Accounting standards for publicly traded companies are more onerous than for privately held companies. However, many private companies choose to meet similar high standards in order to satisfy lenders, shareholders and insurance companies. All companies are required to prepare corporate income tax returns, but the Securities and Exchange Commission requires public companies to comply with Generally Accepted Accounting Principles. The Financial Accounting Standards Board oversees GAAP accounting with substantial input from the American Institute of Certified Public Accountants.
In response to several high-profile instances of corporate fraud, Congress passed Sarbanes-Oxley legislation in 2002 establishing the Public Company Accounting Oversight Board as a mechanism for the SEC to regulate the accounting function for publicly traded companies. The SEC requires that public companies submit audited financial statements quarterly and annually via Form 10-K and Form 10-Q filings.

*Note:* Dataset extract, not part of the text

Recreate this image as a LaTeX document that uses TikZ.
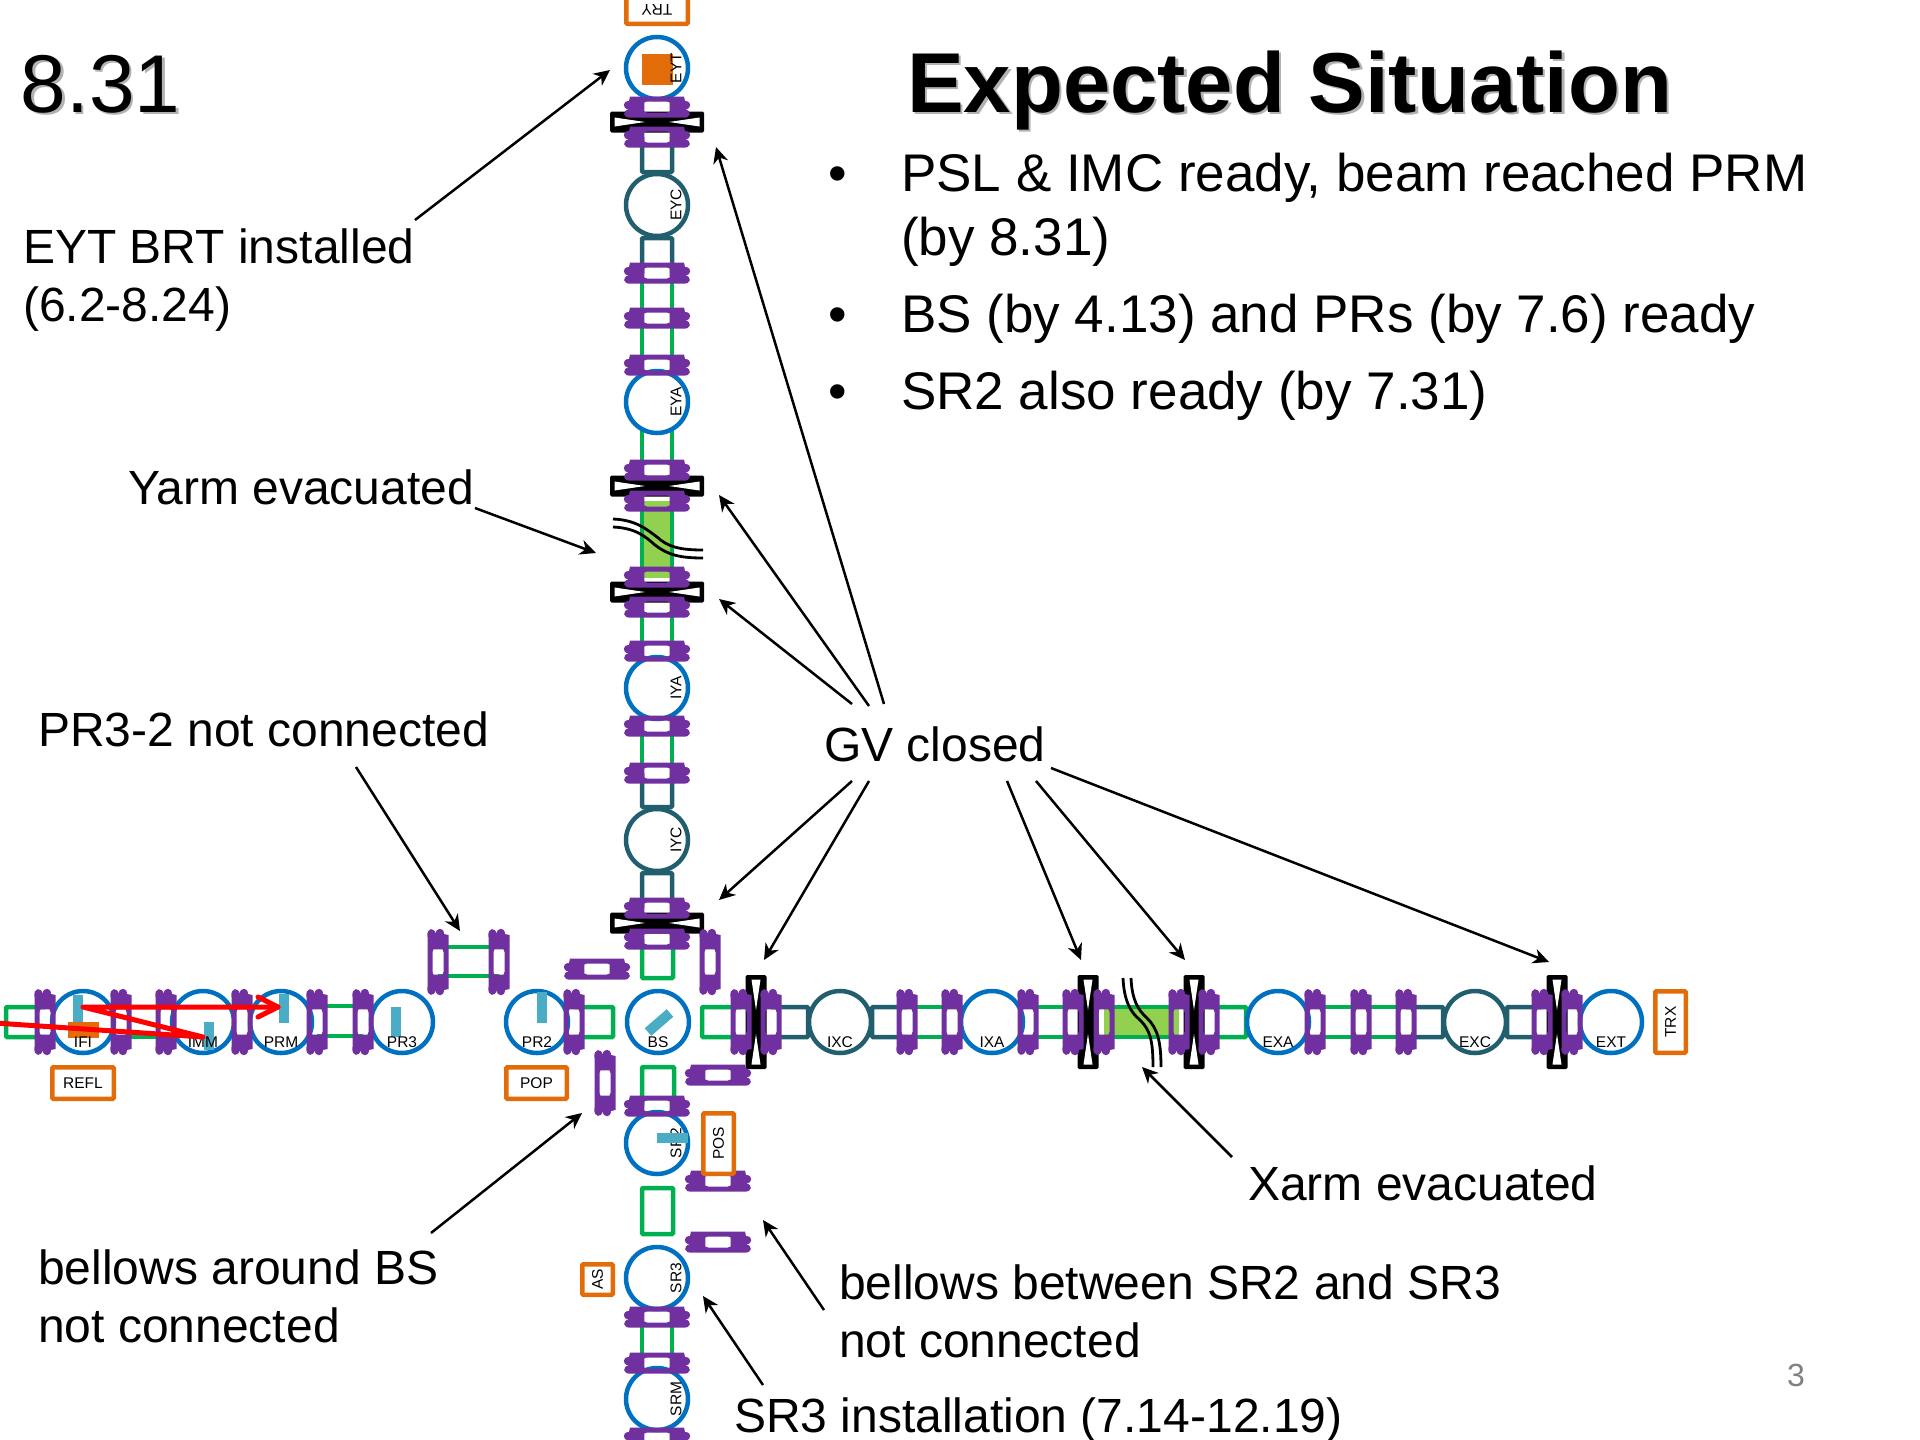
\documentclass[tikz,border=0pt]{standalone}
\usepackage{fontspec}
\setmainfont{Liberation Sans}
\usetikzlibrary{arrows.meta}
\definecolor{cgreen}{HTML}{00B050}
\definecolor{cteal}{HTML}{215F6E}
\definecolor{cblue}{HTML}{0070C0}
\definecolor{cpurple}{HTML}{7030A0}
\definecolor{corange}{HTML}{E36C0A}
\definecolor{ccyan}{HTML}{4BACC6}
\definecolor{clight}{HTML}{92D050}
\tikzset{
  x=1pt,y=-1pt,
  greentube/.style={draw=cgreen,line width=4.5pt,rounded corners=1pt},
  tealtube/.style={draw=cteal,line width=4.5pt,rounded corners=1pt},
  bluecirc/.style={circle,minimum size=62pt,inner sep=0pt,line width=4.5pt,draw=cblue,fill=white},
  tealcirc/.style={circle,minimum size=62pt,inner sep=0pt,line width=4.5pt,draw=cteal,fill=white},
  optlab/.style={inner sep=0pt,font=\fontsize{15.5}{18}\selectfont},
  detbox/.style={draw=corange,fill=white,line width=4.5pt,rounded corners=1pt,inner sep=0pt,font=\fontsize{15.5}{18}\selectfont},
  mirror/.style={fill=ccyan},
  callout/.style={anchor=base west,inner sep=0pt,font=\fontsize{48}{56}\selectfont},
  bullettext/.style={anchor=base west,inner sep=0pt,font=\fontsize{53}{60}\selectfont},
  pointer/.style={draw=black,line width=2.5pt,-{Stealth[length=16pt,width=15pt,inset=5pt]}},
  breakline/.style={draw=black,line width=2.8pt},
  bel/.pic={
    \fill[cpurple,even odd rule]
      (-10.5,-25) .. controls (-12,-35) and (-3,-35) .. (-2.5,-28)
      .. controls (-2,-35) and (6,-35) .. (6,-28) -- (10.5,-27) -- (10.5,27) -- (6,28)
      .. controls (6,35) and (-2,35) .. (-2.5,28)
      .. controls (-3,35) and (-12,35) .. (-10.5,25) -- cycle
      (-4.5,-12.7) -- (4.5,-12.7) -- (5.5,-10) -- (5.5,10) -- (4.5,12.7) -- (-4.5,12.7) -- (-5.5,10) -- (-5.5,-10) -- cycle;
  },
  gatev/.pic={
    \fill[black,rounded corners=1.5pt] (-47,-10.5) rectangle (47,10.5);
    \fill[white] (-42.5,-4.5) -- (-12,0) -- (-42.5,4.5) -- cycle;
    \fill[white] (42.5,-4.5) -- (12,0) -- (42.5,4.5) -- cycle;
  }
}
\begin{document}
\begin{tikzpicture}
\useasboundingbox (0,0) rectangle (1920,1440);
\clip (0,0) rectangle (1920,1440);

% evacuated sections
\fill[clight] (642,501) rectangle (672,578);
\fill[clight] (1104,1007) rectangle (1179,1037);

% horizontal tubes
\draw[greentube] (45,1007) -- (6,1007) -- (6,1037) -- (45,1037);
\foreach \a/\b in {121/166,907/952,952/1073,1104/1179,1315/1406}{
  \draw[greentube] (\a,1007) -- (\b,1007) (\a,1037) -- (\b,1037);}
\draw[greentube] (317,1006) -- (363,1006) (317,1036) -- (363,1036);
\draw[greentube] (438,947) -- (499,947) (438,976) -- (499,976);
\draw[greentube] (574,1007) -- (613,1007) -- (613,1037) -- (574,1037);
\draw[greentube] (741,1007) -- (702,1007) -- (702,1037) -- (741,1037);
\draw[greentube] (1209,1007) -- (1246,1007) -- (1246,1037) -- (1209,1037);
\draw[tealtube] (771,1007) -- (808,1007) -- (808,1037) -- (771,1037);
\draw[tealtube] (907,1007) -- (872,1007) -- (872,1037) -- (907,1037);
\draw[tealtube] (1406,1007) -- (1443,1007) -- (1443,1037) -- (1406,1037);
\draw[tealtube] (1542,1007) -- (1507,1007) -- (1507,1037) -- (1542,1037);

% vertical tubes
\foreach \a/\b in {273/470,501/578,607/773,1317/1363}{
  \draw[greentube] (642,\a) -- (642,\b) (672,\a) -- (672,\b);}
\draw[tealtube] (642,137) -- (642,172) -- (672,172) -- (672,137);
\draw[tealtube] (642,273) -- (642,238) -- (672,238) -- (672,273);
\draw[tealtube] (642,773) -- (642,807) -- (672,807) -- (672,773);
\draw[tealtube] (642,908) -- (642,873) -- (672,873) -- (672,908);
\draw[greentube] (642,939) -- (642,978) -- (673,978) -- (673,939);
\draw[greentube] (642,1106) -- (642,1067) -- (674,1067) -- (674,1106);
\draw[greentube] (642,1188) rectangle (673,1234);

% optics
\foreach \n/\x in {IFI/83,IMM/203,PRM/281,PR3/402,PR2/537,BS/658,IXA/992,EXA/1278,EXT/1611}{
  \node[bluecirc] (\n) at (\x,1022) {};}
\foreach \n/\x in {IXC/840,EXC/1475}{
  \node[tealcirc] (\n) at (\x,1022) {};}
\foreach \n/\y in {EYT/68,EYA/402,IYA/688,SR2/1143,SR3/1278,SRM/1399}{
  \node[bluecirc] (\n) at (657,\y) {};}
\foreach \n/\y in {EYC/205,IYC/840}{
  \node[tealcirc] (\n) at (657,\y) {};}

% mirrors and masses
\fill[mirror] (73,995) rectangle (83,1023);
\fill[corange] (68,1022) rectangle (99,1038);
\fill[mirror] (204,1022) rectangle (214,1050);
\fill[mirror] (279,994) rectangle (289,1023);
\fill[mirror] (391,1007) rectangle (401,1037);
\fill[mirror] (537,992) rectangle (547,1023);
\draw[ccyan,line width=10pt] (648,1032) -- (670,1013);
\fill[corange] (642,54) rectangle (673,85);

% labels of optics
\foreach \n in {IFI,IMM,PRM,PR3,PR2,BS,IXC,IXA,EXA,EXC,EXT}{
  \node[optlab] (l\n) at ([yshift=-20pt]\n.center) {\n};}
\foreach \n in {EYT,EYC,EYA,IYA,IYC,SR2,SR3,SRM}{
  \node[optlab,rotate=90] (l\n) at ([xshift=19pt]\n.center) {\n};}
\fill[mirror] (657,1133) rectangle (688,1143);

% gate valves
\foreach \y in {122,486,592,923}{\pic at (657,\y) {gatev};}
\foreach \x in {756,1088,1194,1557}{\pic[rotate=90] at (\x,1022) {gatev};}

% bellows on the horizontal line
\foreach \x in {45,121,166,242,317,363,574,741,771,907,952,1028,1073,1104,1179,1209,1315,1361,1406,1542,1572}{
  \pic at (\x,1022) {bel};}
\foreach \x/\y in {438/962,499/962,710/962,605/1083}{\pic at (\x,\y) {bel};}
% bellows on the vertical line
\foreach \y in {107,137,273,318,365,470,501,577,607,651,726,773,908,939,1106,1317,1363,1438}{
  \pic[rotate=90] at (657,\y) {bel};}
\foreach \x/\y in {597/969,718/1075,718/1181,718/1242}{\pic[rotate=90] at (\x,\y) {bel};}

% breaks
\draw[breakline] (613,519) .. controls (635,520) and (645,528) .. (657,537) .. controls (668,547) and (680,550) .. (703,550);
\draw[breakline] (613,527) .. controls (635,528) and (645,536) .. (655,545) .. controls (668,555) and (680,558) .. (703,558);
\draw[breakline] (1123,978) .. controls (1124,1000) and (1130,1012) .. (1140,1020) .. controls (1150,1030) and (1153,1040) .. (1153,1067);
\draw[breakline] (1131,978) .. controls (1132,1000) and (1138,1010) .. (1147,1018) .. controls (1157,1028) and (1161,1040) .. (1161,1067);

% detectors
\node[detbox,minimum width=61.5pt,minimum height=31.5pt] (REFL) at (83,1083) {REFL};
\node[detbox,minimum width=60.5pt,minimum height=31.5pt] (POP) at (536.5,1083) {POP};
\node[detbox,minimum width=30.5pt,minimum height=60.5pt] (POSbox) at (718.5,1143.5) {};
\node[optlab,rotate=90] (POS) at (POSbox.center) {POS};
\node[detbox,minimum width=30.5pt,minimum height=30.5pt] (ASbox) at (597.5,1279.5) {};
\node[optlab,rotate=90] (AS) at (ASbox.center) {AS};
\node[detbox,minimum width=30.5pt,minimum height=61.5pt] (TRXbox) at (1670.5,1022) {};
\node[optlab,rotate=90] (TRX) at (TRXbox.center) {TRX};
\node[detbox,minimum width=61.5pt,minimum height=31.5pt] (TRYbox) at (657,8) {};
\node[optlab,rotate=180] (TRY) at (657,10) {TRY};

% beam
\draw[red,line width=5pt,line cap=round,line join=round] (-5,1023) -- (203,1037) -- (83,1007) -- (278,1007);
\draw[red,line width=5pt,line cap=round,line join=round] (258,997) -- (278,1007) -- (258,1017);

% title and bullets
\node[anchor=base west,inner sep=0pt,text=black!30,font=\fontsize{82}{90}\selectfont] at (23,114) {8.31};
\node[anchor=base west,inner sep=0pt,font=\fontsize{82}{90}\selectfont] (date) at (20.5,112) {8.31};
\node[anchor=base west,inner sep=0pt,text=black!30,font=\fontsize{85}{90}\bfseries] at (909.5,114) {Expected Situation};
\node[anchor=base west,inner sep=0pt,font=\fontsize{85}{90}\bfseries] (title) at (907,112) {Expected Situation};
\node[anchor=base,inner sep=0pt,font=\fontsize{53}{60}\selectfont] (b1) at (838,191) {•};
\node[bullettext] (t1a) at (901,191) {PSL \& IMC ready, beam reached PRM};
\node[bullettext] (t1b) at (901,255) {(by 8.31)};
\node[anchor=base,inner sep=0pt,font=\fontsize{53}{60}\selectfont] (b2) at (838,332) {•};
\node[bullettext] (t2) at (901,332) {BS (by 4.13) and PRs (by 7.6) ready};
\node[anchor=base,inner sep=0pt,font=\fontsize{53}{60}\selectfont] (b3) at (838,409) {•};
\node[bullettext] (t3) at (901,409) {SR2 also ready (by 7.31)};

% callouts
\node[callout] (c1a) at (23,263) {EYT BRT installed};
\node[callout] (c1b) at (23,321) {(6.2-8.24)};
\node[callout] (c2) at (128,504) {Yarm evacuated};
\node[callout] (c3) at (38,746) {PR3-2 not connected};
\node[callout] (c4) at (824,761) {GV closed};
\node[callout] (c5) at (1248,1200) {Xarm evacuated};
\node[callout] (c6a) at (38,1284) {bellows around BS};
\node[callout] (c6b) at (38,1342) {not connected};
\node[callout] (c7a) at (839,1299) {bellows between SR2 and SR3};
\node[callout] (c7b) at (839,1357) {not connected};
\node[callout] (c8) at (734,1432) {SR3 installation (7.14-12.19)};
\node[anchor=base,inner sep=0pt,text=black!50,font=\fontsize{32}{38}\selectfont] (pageno) at (1796,1386) {3};

% pointers
\coordinate (s1) at (415,220);   \coordinate (e1) at (610,70);
\coordinate (s2) at (475,508);   \coordinate (e2) at (596,553);
\coordinate (s3) at (356,767);   \coordinate (e3) at (460,931);
\coordinate (s4) at (1232,1157); \coordinate (e4) at (1142,1067);
\coordinate (s5) at (431,1233);  \coordinate (e5) at (582,1113);
\coordinate (s6) at (824,1310);  \coordinate (e6) at (763,1220);
\coordinate (s7) at (763,1385);  \coordinate (e7) at (703,1296);
\foreach \i in {1,...,7}{\draw[pointer] (s\i) -- (e\i);}
\coordinate (g1) at (884,704);  \coordinate (h1) at (716,147);
\coordinate (g2) at (869,706);  \coordinate (h2) at (719,495);
\coordinate (g3) at (852,704);  \coordinate (h3) at (719,599);
\coordinate (g4) at (852,781);  \coordinate (h4) at (719,900);
\coordinate (g5) at (869,781);  \coordinate (h5) at (764,960);
\coordinate (g6) at (1007,781); \coordinate (h6) at (1081,960);
\coordinate (g7) at (1036,781); \coordinate (h7) at (1185,960);
\coordinate (g8) at (1051,768); \coordinate (h8) at (1549,962);
\foreach \i in {1,...,8}{\draw[pointer] (g\i) -- (h\i);}
\end{tikzpicture}
\end{document}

FASB created the Private Company Council in 2013 to assist private companies in maintaining GAAP compliance. The National Association of State Boards of Accountancy assisted the AICPA in releasing the Financial Reporting Framework for Small and Medium-Sized Entities, which is a framework allowing smaller businesses to determine whether or not GAAP compliance is necessary in their cases. Private companies also may issue compiled or reviewed, rather than audited, financials statements. This lowers accounting costs without too radical a departure from GAAP in most cases.